The "Nikolaikirche" (St. Nicholas Church) has long been one of the most famous in Leipzig, and rose to national fame in 1989
with the Monday Demonstrations when it became the centre of peaceful revolt against communist rule. The church was built in about 1165, around the same time Leipzig was founded. It is named after St. Nicholas, the patron saint of merchants and wholesalers, and is situated in the very heart of the city at the intersection of two then important trade roads, the Via Regia and Via Imperii. It is built partially in the Romanesque style but was extended and enlarged in the early 16th century with a more Gothic style.
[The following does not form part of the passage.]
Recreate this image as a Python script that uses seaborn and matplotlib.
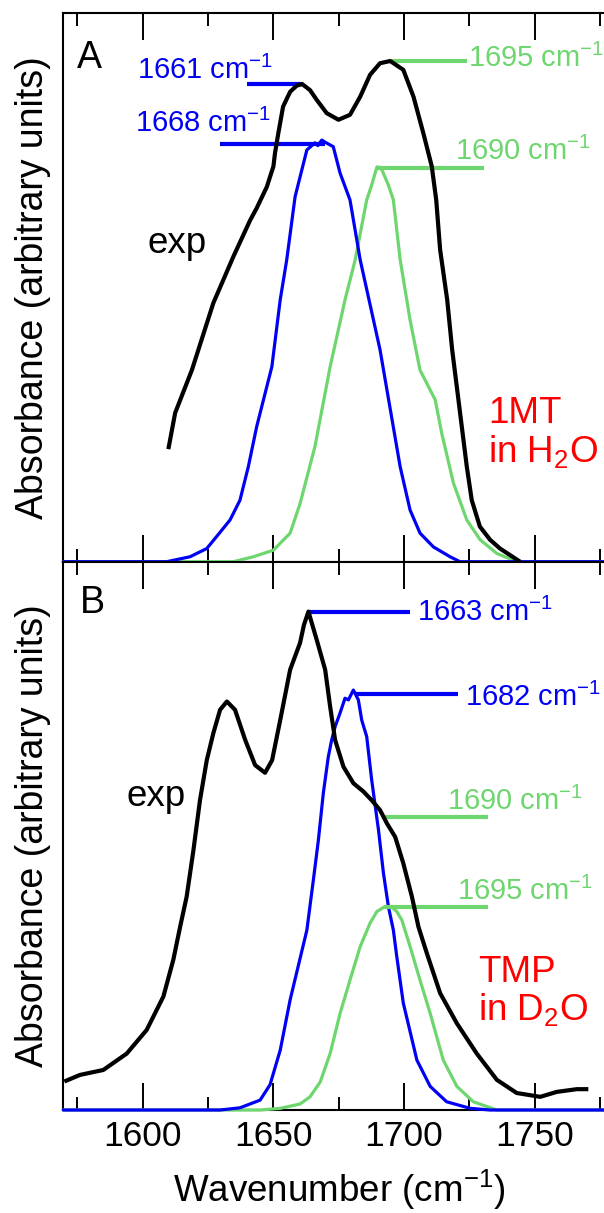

In 1794 the interior was remodeled by German architect
Johann Carl Friedrich Dauthe in the neoclassical style. The church has been a Protestant seat since 1539 after the Protestant Reformation, but the Catholic Church is allowed to use it too. The church saw four of the five performances (including the premiere) of the St. John Passion by Johann Sebastian Bach on Good Friday in 1724, 1728, 1732, and 1749 as well as many of his cantatas and oratorios performed by the Thomanerchor.
The rich ornamental decoration on the ceiling, the galleries, and the pews is remarkable. The German artist Adam Friedrich Oeser created thirty paintings for the church. They are exhibited in the portico as well as in the sanctuary. The angel of peace pictured above the altar is a rarity.
Scenes from the New Testament are displayed in the sanctuary. Jesus is depicted as the teacher of mankind (south side) and miraculous
Son of God (north side) - the two fundamental images of Jesus, on which contemporaries differ then and today.